Five apparently untitled pieces or movements played for around 70 minutes, with accompanying visual projections by Ian Muir.
But it made for a satisfying evening. Starting with a rock-flavoured number, it ended with a blues which built relentlessly to touch on something archetypal, particularly when Mike Davies's wailing clarinet overlaid the later stretches of Andy Ross's extended baritone solo.
The fact we had to wait over an hour for that solo demonstrates the range of sound at Bowden's disposal. To his regular Birmingham rhythm section of bass player Ben Markland and drummer Neil Bullock he added two trumpets and flugelhorn, trombone and tuba, plus two reed players.
Pianist Ollie Parfitt, a discreet presence all evening, added some effective Moog to the atmospheric opening of the third number.
Nothing was predictable, with individual numbers changing character abruptly at times.

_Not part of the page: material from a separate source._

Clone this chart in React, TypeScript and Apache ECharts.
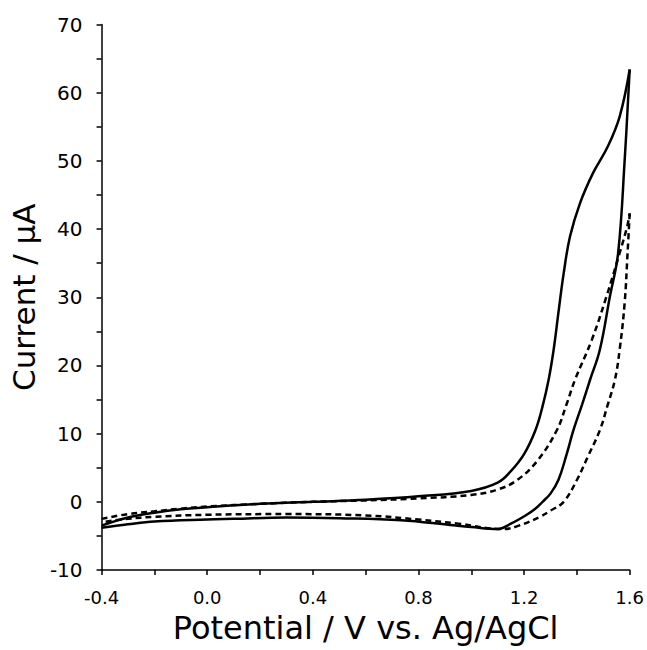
import React, { useEffect, useRef } from "react";
import * as echarts from "echarts";

// Solid curve: forward (anodic) scan
const solidFwdX = [-0.4, -0.3, -0.2, -0.1, 0.0, 0.2, 0.4, 0.6, 0.8, 1.0, 1.1, 1.15, 1.2, 1.243, 1.27, 1.293, 1.312, 1.33, 1.35, 1.374, 1.412, 1.461, 1.517, 1.562, 1.6];
const solidFwdY = [-3.5, -2.3, -1.6, -1.1, -0.8, -0.3, 0.0, 0.3, 0.8, 1.6, 2.8, 4.5, 7.0, 10.5, 14.0, 17.9, 22.3, 27.7, 33.5, 38.9, 43.8, 48.2, 52.1, 56.5, 63.4];
// Solid curve: reverse (cathodic) scan
const solidRevX = [1.6, 1.581, 1.556, 1.525, 1.487, 1.45, 1.42, 1.387, 1.36, 1.33, 1.3, 1.27, 1.24, 1.21, 1.15, 1.1, 1.0, 0.92, 0.735, 0.5, 0.3, 0.1, 0.0, -0.2, -0.3, -0.4];
const solidRevY = [63.4, 50.1, 36.4, 30.1, 22.3, 17.9, 14.3, 10.5, 6.8, 3.2, 1.2, 0.0, -1.1, -1.9, -3.2, -4.0, -3.7, -3.4, -2.7, -2.4, -2.3, -2.5, -2.6, -2.9, -3.3, -3.8];
// Dashed curve: forward scan
const dashFwdX = [-0.4, -0.3, -0.2, -0.1, 0.0, 0.2, 0.4, 0.6, 0.8, 1.0, 1.1, 1.174, 1.25, 1.324, 1.36, 1.393, 1.456, 1.512, 1.562, 1.59, 1.6];
const dashFwdY = [-2.5, -1.8, -1.4, -1.0, -0.7, -0.3, 0.0, 0.2, 0.5, 1.0, 1.8, 3.2, 6.0, 10.5, 14.2, 17.9, 23.7, 30.1, 36.5, 40.3, 42.3];
// Dashed curve: reverse scan
const dashRevX = [1.6, 1.592, 1.581, 1.562, 1.544, 1.515, 1.487, 1.44, 1.4, 1.35, 1.3, 1.26, 1.18, 1.12, 0.95, 0.8, 0.6, 0.3, 0.0, -0.2, -0.3, -0.4];
const dashRevY = [42.3, 36.5, 29.2, 22.3, 17.9, 14.0, 10.5, 6.5, 3.2, 0.0, -1.3, -2.2, -3.5, -4.0, -3.2, -2.6, -2.0, -1.8, -1.9, -2.2, -2.5, -3.0];

const xTicks = { min: -0.4, max: 1.6, interval: 0.4 };
const yTicks = { min: -10, max: 70, interval: 10 };

const zip = (xs: number[], ys: number[]) => xs.map((x, i) => [x, ys[i]]);

export default function App() {
  const ref = useRef<HTMLDivElement>(null);
  useEffect(() => {
    if (!ref.current) return;
    const chart = echarts.init(ref.current, undefined, { renderer: "svg" });
    const font = "'DejaVu Sans', Verdana, sans-serif";
    const axisCommon = {
      axisLine: { show: true, onZero: false, lineStyle: { color: "#000", width: 1.5 } },
      axisTick: { show: true, inside: false, length: 5, lineStyle: { color: "#000", width: 1.5 } },
      minorTick: { show: true, splitNumber: 2, length: 5, lineStyle: { color: "#000", width: 1.5 } },
      splitLine: { show: false },
      minorSplitLine: { show: false },
    };
    const lineBase = {
      type: "line" as const,
      showSymbol: false,
      symbol: "none",
      smooth: 0.4,
      silent: true,
    };
    chart.setOption({
      animation: false,
      backgroundColor: "#fff",
      grid: { left: 98, right: 17, top: 24.5, bottom: 80, containLabel: false },
      xAxis: {
        type: "value",
        min: xTicks.min,
        max: xTicks.max,
        interval: xTicks.interval,
        ...axisCommon,
        axisLabel: {
          color: "#000",
          fontSize: 18,
          fontFamily: font,
          margin: 18,
          formatter: (v: number) => v.toFixed(1),
        },
        name: "Potential / V vs. Ag/AgCl",
        nameLocation: "middle",
        nameGap: 42,
        nameTextStyle: { color: "#000", fontSize: 32, fontFamily: font },
      },
      yAxis: {
        type: "value",
        min: yTicks.min,
        max: yTicks.max,
        interval: yTicks.interval,
        ...axisCommon,
        axisLabel: {
          color: "#000",
          fontSize: 20,
          fontFamily: font,
          margin: 19,
        },
        name: "Current / μA",
        nameLocation: "middle",
        nameGap: 54,
        nameTextStyle: { color: "#000", fontSize: 31, fontFamily: font },
      },
      series: [
        { ...lineBase, data: zip(solidFwdX, solidFwdY), lineStyle: { color: "#000", width: 2.5 } },
        { ...lineBase, data: zip(solidRevX, solidRevY), lineStyle: { color: "#000", width: 2.5 } },
        { ...lineBase, data: zip(dashFwdX, dashFwdY), lineStyle: { color: "#000", width: 2.5, type: [6, 4] } },
        { ...lineBase, data: zip(dashRevX, dashRevY), lineStyle: { color: "#000", width: 2.5, type: [6, 4] } },
      ],
    });
    return () => chart.dispose();
  }, []);
  return <div ref={ref} style={{ width: 647, height: 650, position: "absolute", left: 0, top: 0 }} />;
}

And despite the bigness of the ensemble sound - especially at the lower end with bass guitar, tuba and baritone - Bowden was keen on regularly thinning out the texture for contrast. Bowden himself is a powerful soloist whose resourcefulness is fully exposed in a trio setting on his latest CD on Birmingham label Rehab Records, 3 to Get Ready. Here he was well matched by the solo playing of his colleagues, in particular trumpeters Sid Gauld and Neil Yates.